Entertainment Weekly & People Upfronts Party 2016 - Arrivals
Jeffery Self attends the Entertainment Weekly & People Upfronts party 2016 at Cedar Lake on May 16, 2016 in New York City. Nicholas Hunt / Getty Images

Actor and writer Jeffery Self was spending a few days with his parents in New Orleans when on Sunday morning his mother woke him up with news of a shooting in Florida. Initially, he assumed his mom was just receiving news of Christina Grimmie's death, which had happened 24 hours prior, but a quick scan of his phone made it clear that this was another matter entirely.

After processing the tragedy in Orlando, which left 50 people dead and more than 50 wounded, Self decided to do something positive to help the community heal. On Wednesday from 3 p.m to 6 p.m. PDT, Self and several of his friends who are also part of the LGBTQ community, will host a telethon.
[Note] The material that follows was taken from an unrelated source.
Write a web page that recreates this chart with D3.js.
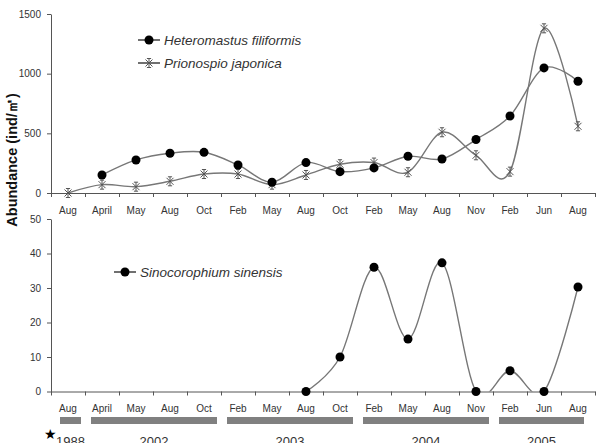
<!DOCTYPE html>
<html>
<head>
<meta charset="utf-8">
<script src="https://cdn.jsdelivr.net/npm/d3@7"></script>
<style>
  body { margin: 0; background: #fff; }
  svg { font-family: "Liberation Sans", Arial, sans-serif; }
</style>
</head>
<body>
<div id="chart"></div>
<script>
let months = ["Aug", "April", "May", "Aug", "Oct", "Feb", "May", "Aug", "Oct",
    "Feb", "May", "Aug", "Nov", "Feb", "Jun", "Aug"];

let heteromastus = [null, 151, 277, 333, 341, 235, 90, 255, 179, 210, 308, 285, 448, 645, 1048, 936];
let prionospio = [0, 70, 53, 98, 159, 159, 70, 151, 241, 255, 174, 509, 316, 179, 1380, 559];
let sinocorophium = [null, null, null, null, null, null, null, 0, 10, 36, 15.2, 37.3, 0, 6, 0, 30.3];

let years = ["1988", "2002", "2003", "2004", "2005"];
let yearFirst = [0, 1, 5, 9, 13];
let yearLast = [0, 4, 8, 12, 15];

let topTicks = [0, 500, 1000, 1500];
let bottomTicks = [0, 10, 20, 30, 40, 50];

let width = 600, height = 443;
let left = 51, right = 595;

let svg = d3.select("#chart").append("svg")
    .attr("width", width)
    .attr("height", height);

let idx = d3.range(months.length);

let x = d3.scaleBand().domain(idx).range([left, right]);
let xEdge = d3.scaleLinear().domain([0, months.length]).range([left, right]);

let yTop = d3.scaleLinear().domain([0, 1500]).range([193, 14]);
let yBot = d3.scaleLinear().domain([0, 50]).range([391.5, 219]);

let lineColor = "#777";
let textColor = "#333";

function cx(i) { return x(i) + x.bandwidth() / 2; }

// clip paths so the smoothed curves do not go under the x axis
let defs = svg.append("defs");
defs.append("clipPath").attr("id", "clipTop")
    .append("rect").attr("x", left).attr("y", 0).attr("width", right - left).attr("height", yTop(0));
defs.append("clipPath").attr("id", "clipBot")
    .append("rect").attr("x", left).attr("y", 200).attr("width", right - left).attr("height", yBot(0) - 200);

function drawAxes(y, ticks, labelY) {
    let ya = svg.append("g")
        .attr("transform", `translate(${left},0)`)
        .call(d3.axisLeft(y).tickValues(ticks).tickFormat(d3.format("d"))
            .tickSize(4).tickSizeOuter(0).tickPadding(6));
    ya.select(".domain").attr("stroke", "#555");
    ya.selectAll(".tick line").attr("stroke", "#555");
    ya.selectAll(".tick text").attr("fill", textColor).style("font-size", "10px");

    let xa = svg.append("g")
        .attr("transform", `translate(0,${y(0)})`)
        .call(d3.axisBottom(xEdge).tickValues(d3.range(months.length + 1))
            .tickFormat("").tickSize(4).tickSizeOuter(0));
    xa.select(".domain").attr("stroke", "#555");
    xa.selectAll(".tick line").attr("stroke", "#555");

    svg.append("g").selectAll("text")
        .data(idx)
        .join("text")
        .attr("x", d => cx(d))
        .attr("y", labelY)
        .attr("text-anchor", "middle")
        .attr("fill", textColor)
        .style("font-size", "10px")
        .text(d => months[d]);
}

drawAxes(yTop, topTicks, 214);
drawAxes(yBot, bottomTicks, 412);

function curveLine(y) {
    return d3.line()
        .defined(d => d[1] != null)
        .x(d => cx(d[0]))
        .y(d => y(d[1]))
        .curve(d3.curveCardinal.tension(0));
}

function starPath(s) {
    return `M${-s},${-s}L${s},${s}M${-s},${s}L${s},${-s}M0,${-s - 1}L0,${s + 1}` +
        `M${-s * 0.6},${-s - 1}L${s * 0.6},${-s - 1}M${-s * 0.6},${s + 1}L${s * 0.6},${s + 1}`;
}

// top panel lines
let topG = svg.append("g").attr("clip-path", "url(#clipTop)");
topG.append("path")
    .datum(prionospio.map((v, i) => [i, v]).filter(d => d[1] != null))
    .attr("d", curveLine(yTop))
    .attr("fill", "none").attr("stroke", lineColor).attr("stroke-width", 1.4);
topG.append("path")
    .datum(heteromastus.map((v, i) => [i, v]).filter(d => d[1] != null))
    .attr("d", curveLine(yTop))
    .attr("fill", "none").attr("stroke", lineColor).attr("stroke-width", 1.4);

svg.append("g").selectAll("path")
    .data(prionospio.map((v, i) => [i, v]).filter(d => d[1] != null))
    .join("path")
    .attr("transform", d => `translate(${cx(d[0])},${yTop(d[1])})`)
    .attr("d", starPath(3.5))
    .attr("fill", "none").attr("stroke", "#555").attr("stroke-width", 1);

svg.append("g").selectAll("circle")
    .data(heteromastus.map((v, i) => [i, v]).filter(d => d[1] != null))
    .join("circle")
    .attr("cx", d => cx(d[0]))
    .attr("cy", d => yTop(d[1]))
    .attr("r", 4.5)
    .attr("fill", "#000");

// bottom panel line
svg.append("g").attr("clip-path", "url(#clipBot)")
    .append("path")
    .datum(sinocorophium.map((v, i) => [i, v]).filter(d => d[1] != null))
    .attr("d", curveLine(yBot))
    .attr("fill", "none").attr("stroke", lineColor).attr("stroke-width", 1.4);

svg.append("g").selectAll("circle")
    .data(sinocorophium.map((v, i) => [i, v]).filter(d => d[1] != null))
    .join("circle")
    .attr("cx", d => cx(d[0]))
    .attr("cy", d => yBot(d[1]))
    .attr("r", 4.5)
    .attr("fill", "#000");

// legends
function legendItem(lx, ly, name, marker) {
    let g = svg.append("g").attr("transform", `translate(${lx},${ly})`);
    g.append("line").attr("x1", 0).attr("x2", 22).attr("stroke", "#333").attr("stroke-width", 1.4);
    if (marker == "circle") {
        g.append("circle").attr("cx", 11).attr("r", 4.5).attr("fill", "#000");
    } else {
        g.append("path").attr("transform", "translate(11,0)").attr("d", starPath(3.5))
            .attr("fill", "none").attr("stroke", "#555");
    }
    g.append("text").attr("x", 26).attr("y", 4.5)
        .attr("fill", textColor)
        .style("font-size", "13.5px").style("font-style", "italic")
        .text(name);
}
legendItem(138, 40, "Heteromastus filiformis", "circle");
legendItem(138, 63, "Prionospio japonica", "star");
legendItem(114, 272, "Sinocorophium sinensis", "circle");

// y label
svg.append("text")
    .attr("transform", "translate(17,160) rotate(-90)")
    .attr("text-anchor", "middle")
    .attr("fill", "#111")
    .style("font-size", "14.5px")
    .style("font-weight", "600")
    .text("Abundance (ind/㎡)");

// year bars
let barL = yearFirst.map((f, i) => i == 0 ? x(f) + 9 : x(f) + 6);
let barR = yearLast.map((l, i) => i == years.length - 1 ? cx(l) + 6 : x(l) + x.bandwidth() - 4);

svg.append("g").selectAll("rect")
    .data(years)
    .join("rect")
    .attr("x", (d, i) => barL[i])
    .attr("y", 417)
    .attr("width", (d, i) => barR[i] - barL[i])
    .attr("height", 7)
    .attr("fill", "#808080");

svg.append("g").selectAll("text")
    .data(years)
    .join("text")
    .attr("x", (d, i) => (barL[i] + barR[i]) / 2)
    .attr("y", 446)
    .attr("text-anchor", "middle")
    .attr("fill", textColor)
    .style("font-size", "13px")
    .text(d => d);

svg.append("text")
    .attr("x", 50).attr("y", 439)
    .attr("text-anchor", "middle")
    .attr("fill", "#000")
    .style("font-size", "14px")
    .text("★");
</script>
</body>
</html>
"It's about starting a positive conversation. It's about moving forward. It's about being there for each other. This is me with my iPhone in my living room on Facebook Live, but that's the most I can muscle up in the next 24 hours to put something together," Self announced on Instagram Tuesday.

The simple plan has a profound goal, according to Self: "I just invited over a lot of queer performers and friends of mine to my living room to gather together and laugh and talk and bond and perform. Some of them are going to sing, answer questions on Facebook Live chat, we going to show, I hope, what a wonderful community this is."

While he is determined to showcase in the telethon positive examples of the LGBTQ community, like he has for much of his career, Self is also terrified that the Orlando shooting is "going to make queer kids even more and more afraid of coming out or living their truth."

The night before he announced the Facebook Live telethon, he attended a vigil for victims of the Orlando shooting in Los Angeles.

"It was so inspiring and powerful to see that many queer people in one place. There was an element of it where you did wonder 'Is this safe?', but it is safe and I think we have to keep gathering together. I think there may be a lot of people out there, like a 16-year-old in the middle of America in some small town who doesn't have anyone to talk to about this who feels safe talking openly about their queerness and their fear surrounding [it], and I hope by doing this on Facebook Live that we can answer those questions and, more importantly, we can just be there to show healthy examples of queer people living their lives in positive ways."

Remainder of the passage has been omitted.